Later several workers who had taken part in a strike were threatened, and in May Francisco Antonio Abello Rebollo was assassinated, despite the intervention of the United Workers' Centre (CUT) before the President and Vice-President of the Republic, and the Ministry of Social Protection of the Interior and Justice, to denounce the potential risks faced by workers.
Court ruling C-614 of 2009 not complied with: The Constitutional Court has stated that service contracts and associated labour cooperatives (CTA) violate the labour rights of workers employed by the State when they prevent them from freely exercising their trade union rights.
Mass dismissal of public employees: When the new government came to power, the National Customs and Taxation Department announced the dismissal of 1,012 "superfluous" workers, on the grounds of budget cuts. There had been no meaningful consultation with the trade unions. The cuts go against the good faith agreements that had been reached with the unions and the previous director in earlier years on expanding the staff (those with a formal employment relationship) and the payment of bonuses.
Dismissed for creating a trade union organisation: The Peruvian multinational soft drinks company AJE COLOMBIA S.A. dismissed the leaders of the workers' union SINTRA AJE COLOMBIA S.A. without just cause, as soon as the union was formed. The company also signed a collective agreement that only benefitted non-unionised workers, initiating the lifting of the union protection clause (fuero sindical) which led to the withdrawal of the list of demands by the union organisation and ended their collective bargaining.

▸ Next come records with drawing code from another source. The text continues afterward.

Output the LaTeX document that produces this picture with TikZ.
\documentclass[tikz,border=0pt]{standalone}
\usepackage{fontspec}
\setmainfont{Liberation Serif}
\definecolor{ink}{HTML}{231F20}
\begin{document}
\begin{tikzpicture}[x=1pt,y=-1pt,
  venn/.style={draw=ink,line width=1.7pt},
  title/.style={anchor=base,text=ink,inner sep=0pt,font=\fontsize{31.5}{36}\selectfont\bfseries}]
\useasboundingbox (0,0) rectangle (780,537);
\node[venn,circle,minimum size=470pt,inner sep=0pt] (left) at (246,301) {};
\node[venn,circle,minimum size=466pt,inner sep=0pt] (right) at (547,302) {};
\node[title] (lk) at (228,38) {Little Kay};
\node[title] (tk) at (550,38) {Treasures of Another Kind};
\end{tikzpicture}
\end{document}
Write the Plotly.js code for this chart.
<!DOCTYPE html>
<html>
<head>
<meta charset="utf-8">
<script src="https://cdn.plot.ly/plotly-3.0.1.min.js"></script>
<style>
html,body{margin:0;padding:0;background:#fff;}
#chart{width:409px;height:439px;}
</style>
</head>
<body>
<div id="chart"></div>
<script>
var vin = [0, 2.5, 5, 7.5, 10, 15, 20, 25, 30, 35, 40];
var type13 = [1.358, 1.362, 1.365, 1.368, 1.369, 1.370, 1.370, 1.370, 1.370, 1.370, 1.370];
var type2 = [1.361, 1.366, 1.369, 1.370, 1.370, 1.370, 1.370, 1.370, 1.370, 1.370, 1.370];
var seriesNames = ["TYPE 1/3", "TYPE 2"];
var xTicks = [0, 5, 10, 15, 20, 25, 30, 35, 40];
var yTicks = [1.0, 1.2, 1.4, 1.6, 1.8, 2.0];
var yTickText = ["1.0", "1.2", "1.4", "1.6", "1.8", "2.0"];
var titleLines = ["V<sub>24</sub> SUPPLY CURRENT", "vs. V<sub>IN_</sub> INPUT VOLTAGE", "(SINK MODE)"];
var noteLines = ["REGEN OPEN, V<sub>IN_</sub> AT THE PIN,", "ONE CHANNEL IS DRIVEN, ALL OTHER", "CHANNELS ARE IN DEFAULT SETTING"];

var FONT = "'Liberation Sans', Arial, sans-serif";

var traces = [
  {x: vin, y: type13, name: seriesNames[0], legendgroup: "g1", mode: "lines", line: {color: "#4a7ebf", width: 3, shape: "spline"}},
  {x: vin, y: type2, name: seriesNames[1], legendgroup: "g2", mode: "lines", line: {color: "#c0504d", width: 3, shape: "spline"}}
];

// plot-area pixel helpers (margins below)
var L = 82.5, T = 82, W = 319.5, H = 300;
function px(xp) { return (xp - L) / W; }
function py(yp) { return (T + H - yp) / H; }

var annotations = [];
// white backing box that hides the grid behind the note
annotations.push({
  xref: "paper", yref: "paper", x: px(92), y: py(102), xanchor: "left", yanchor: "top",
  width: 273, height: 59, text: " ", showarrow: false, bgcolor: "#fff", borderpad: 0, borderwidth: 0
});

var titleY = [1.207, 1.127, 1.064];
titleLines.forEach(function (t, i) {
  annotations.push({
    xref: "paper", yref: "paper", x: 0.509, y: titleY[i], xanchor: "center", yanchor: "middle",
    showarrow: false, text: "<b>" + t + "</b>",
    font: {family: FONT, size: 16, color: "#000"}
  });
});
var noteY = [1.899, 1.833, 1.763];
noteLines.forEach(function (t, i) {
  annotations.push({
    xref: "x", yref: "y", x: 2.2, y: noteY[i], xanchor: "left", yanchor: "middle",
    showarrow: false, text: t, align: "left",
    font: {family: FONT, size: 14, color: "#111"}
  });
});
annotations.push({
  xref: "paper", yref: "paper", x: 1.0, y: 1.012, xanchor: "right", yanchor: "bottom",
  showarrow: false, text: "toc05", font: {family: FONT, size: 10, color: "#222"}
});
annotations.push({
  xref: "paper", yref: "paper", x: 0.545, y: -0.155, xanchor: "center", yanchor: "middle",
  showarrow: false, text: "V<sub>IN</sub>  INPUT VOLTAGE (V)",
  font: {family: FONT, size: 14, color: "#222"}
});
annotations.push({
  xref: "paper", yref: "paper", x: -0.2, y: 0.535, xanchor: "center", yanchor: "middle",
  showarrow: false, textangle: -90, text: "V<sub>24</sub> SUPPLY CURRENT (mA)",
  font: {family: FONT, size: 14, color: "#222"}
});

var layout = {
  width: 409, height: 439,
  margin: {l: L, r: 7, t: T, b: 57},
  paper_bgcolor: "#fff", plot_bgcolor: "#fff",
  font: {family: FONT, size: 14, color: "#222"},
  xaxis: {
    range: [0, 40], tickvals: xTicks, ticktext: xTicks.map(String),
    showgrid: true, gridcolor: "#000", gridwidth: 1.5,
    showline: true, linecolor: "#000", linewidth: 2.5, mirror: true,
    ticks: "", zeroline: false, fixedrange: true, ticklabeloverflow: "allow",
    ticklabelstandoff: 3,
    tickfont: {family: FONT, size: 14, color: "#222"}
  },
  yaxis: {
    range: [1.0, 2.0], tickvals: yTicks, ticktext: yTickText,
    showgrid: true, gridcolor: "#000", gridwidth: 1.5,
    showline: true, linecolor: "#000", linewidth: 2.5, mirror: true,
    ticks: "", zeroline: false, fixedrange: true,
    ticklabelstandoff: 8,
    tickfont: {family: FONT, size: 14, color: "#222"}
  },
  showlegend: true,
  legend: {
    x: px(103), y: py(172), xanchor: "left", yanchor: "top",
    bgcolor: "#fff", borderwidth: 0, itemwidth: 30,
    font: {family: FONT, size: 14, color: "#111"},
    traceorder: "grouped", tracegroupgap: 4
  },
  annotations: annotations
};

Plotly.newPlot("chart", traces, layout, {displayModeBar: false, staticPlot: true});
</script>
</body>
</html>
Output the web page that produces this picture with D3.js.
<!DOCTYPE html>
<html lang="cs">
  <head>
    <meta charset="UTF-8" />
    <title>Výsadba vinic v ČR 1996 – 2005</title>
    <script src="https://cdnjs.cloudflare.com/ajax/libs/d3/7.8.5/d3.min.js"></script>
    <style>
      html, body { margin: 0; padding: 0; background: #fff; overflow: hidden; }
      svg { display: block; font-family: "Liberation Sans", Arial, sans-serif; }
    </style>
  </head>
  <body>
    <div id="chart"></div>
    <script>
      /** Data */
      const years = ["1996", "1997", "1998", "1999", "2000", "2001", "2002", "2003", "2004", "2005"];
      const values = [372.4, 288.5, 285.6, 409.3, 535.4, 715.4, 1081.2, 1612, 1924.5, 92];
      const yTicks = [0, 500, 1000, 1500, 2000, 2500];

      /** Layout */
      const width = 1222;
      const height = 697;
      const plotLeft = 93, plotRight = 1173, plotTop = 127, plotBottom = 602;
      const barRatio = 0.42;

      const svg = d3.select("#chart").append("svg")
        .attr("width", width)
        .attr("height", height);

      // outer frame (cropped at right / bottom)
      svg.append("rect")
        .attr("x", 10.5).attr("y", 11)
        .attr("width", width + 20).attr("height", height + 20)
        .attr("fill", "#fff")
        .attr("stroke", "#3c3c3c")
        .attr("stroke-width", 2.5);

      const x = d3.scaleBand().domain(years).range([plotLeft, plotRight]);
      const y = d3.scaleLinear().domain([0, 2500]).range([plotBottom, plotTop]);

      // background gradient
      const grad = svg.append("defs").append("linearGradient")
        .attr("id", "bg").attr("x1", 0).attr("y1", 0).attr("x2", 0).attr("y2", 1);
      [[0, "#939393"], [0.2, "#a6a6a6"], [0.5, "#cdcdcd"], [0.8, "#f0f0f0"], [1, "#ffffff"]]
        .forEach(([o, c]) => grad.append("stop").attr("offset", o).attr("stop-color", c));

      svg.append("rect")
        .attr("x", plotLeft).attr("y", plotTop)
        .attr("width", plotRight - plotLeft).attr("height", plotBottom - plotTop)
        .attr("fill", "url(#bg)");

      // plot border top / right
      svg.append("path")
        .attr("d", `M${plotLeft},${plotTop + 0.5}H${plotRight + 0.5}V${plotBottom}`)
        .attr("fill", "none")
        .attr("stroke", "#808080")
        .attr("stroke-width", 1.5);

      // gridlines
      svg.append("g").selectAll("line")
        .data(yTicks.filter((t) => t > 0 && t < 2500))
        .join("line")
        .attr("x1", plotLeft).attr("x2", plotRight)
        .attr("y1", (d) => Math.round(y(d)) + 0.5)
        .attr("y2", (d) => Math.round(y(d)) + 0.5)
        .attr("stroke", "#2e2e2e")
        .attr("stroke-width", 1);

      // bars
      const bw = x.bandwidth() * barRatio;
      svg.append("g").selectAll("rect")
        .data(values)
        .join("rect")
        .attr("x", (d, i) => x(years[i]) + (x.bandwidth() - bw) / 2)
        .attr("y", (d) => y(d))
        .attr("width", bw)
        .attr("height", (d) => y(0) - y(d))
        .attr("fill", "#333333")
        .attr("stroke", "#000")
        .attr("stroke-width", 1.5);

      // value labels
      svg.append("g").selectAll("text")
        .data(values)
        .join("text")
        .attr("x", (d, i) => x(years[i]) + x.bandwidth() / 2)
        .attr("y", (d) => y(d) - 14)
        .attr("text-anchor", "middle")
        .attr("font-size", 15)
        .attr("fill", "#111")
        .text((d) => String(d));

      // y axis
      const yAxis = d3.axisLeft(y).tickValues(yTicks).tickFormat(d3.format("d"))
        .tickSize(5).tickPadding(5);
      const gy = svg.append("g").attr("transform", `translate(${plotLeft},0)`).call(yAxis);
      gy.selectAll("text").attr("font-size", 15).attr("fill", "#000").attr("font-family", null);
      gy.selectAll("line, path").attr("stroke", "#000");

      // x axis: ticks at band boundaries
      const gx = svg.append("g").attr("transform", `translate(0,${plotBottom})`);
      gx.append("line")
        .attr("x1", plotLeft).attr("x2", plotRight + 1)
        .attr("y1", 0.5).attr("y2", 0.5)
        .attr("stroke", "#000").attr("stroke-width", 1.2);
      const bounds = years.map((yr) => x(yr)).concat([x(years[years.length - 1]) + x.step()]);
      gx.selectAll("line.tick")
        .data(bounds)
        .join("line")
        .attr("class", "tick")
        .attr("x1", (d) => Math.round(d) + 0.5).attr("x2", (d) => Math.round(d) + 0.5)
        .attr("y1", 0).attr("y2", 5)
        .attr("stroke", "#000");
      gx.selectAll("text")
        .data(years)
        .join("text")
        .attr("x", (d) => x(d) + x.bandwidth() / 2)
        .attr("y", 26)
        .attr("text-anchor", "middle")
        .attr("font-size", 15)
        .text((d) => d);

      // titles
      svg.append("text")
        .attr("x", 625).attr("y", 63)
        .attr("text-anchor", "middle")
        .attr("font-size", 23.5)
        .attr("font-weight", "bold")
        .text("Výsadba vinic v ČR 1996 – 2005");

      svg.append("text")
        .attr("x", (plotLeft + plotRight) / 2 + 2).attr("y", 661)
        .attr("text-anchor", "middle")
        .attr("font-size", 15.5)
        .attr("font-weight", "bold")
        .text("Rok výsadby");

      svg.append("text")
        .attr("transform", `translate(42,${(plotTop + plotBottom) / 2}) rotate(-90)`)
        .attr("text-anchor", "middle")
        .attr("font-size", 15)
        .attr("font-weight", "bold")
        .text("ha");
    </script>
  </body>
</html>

Widespread lack of good faith among employers over collective bargaining: Throughout 2010 there were serious cases of anti union policies in which employers opposed the unionising of their workers and any collective bargaining. Some examples come from the transport of valuables sector: Domesa and Prosegur; from the mining industry in Guajira and Cesar: Drummond, Chaneme Comercial S.A., Glencore, and Carbones de l Jagua; in the oil industry: Gran Tierra Energy and Emerald Energy (Canadian multinationals that drill for oil in the Putumayo Department) British Petroleum and Ocensa; in the food and drinks industry: Coca Cola, Sodexo, Proleche and Parmalat, and Coolechera; in the transport sector: Copetran, Fenoco; in the financial sector: Banco de Bogotá and BBVA, and in the flower growing sector Naneti/Sunburst Floramérica.
Workers from Gran Tierra Energy and Emerald Energy, in Illagarzón, Puerto Limón, Puerto Guzmán and Puerto Umbría, submitted a list of demands for the improvement of their working conditions, the hiring of workers from the region, and on investment policies for the region. The list was presented jointly with community representatives, social leaders and town councillors. Demonstrations and rallies were held from 19 April onwards to press for dialogue with the representatives of the multinationals, to no avail. On 9 June, the national police force's Mobile Anti-Riot Squad (Esmad) attacked demonstrators in Villagarzón with gas and rubber bullets, leaving at least 10 people injured.
The National Education Ministry's Workers' Union (SINTRENAL) in Cauca, the Putumayo Educators' Trade Union Association (ASEP) and the District and Municipal Public Servants Union of Colombia (UNES) are some of the unions whose bargaining rights are being undermined.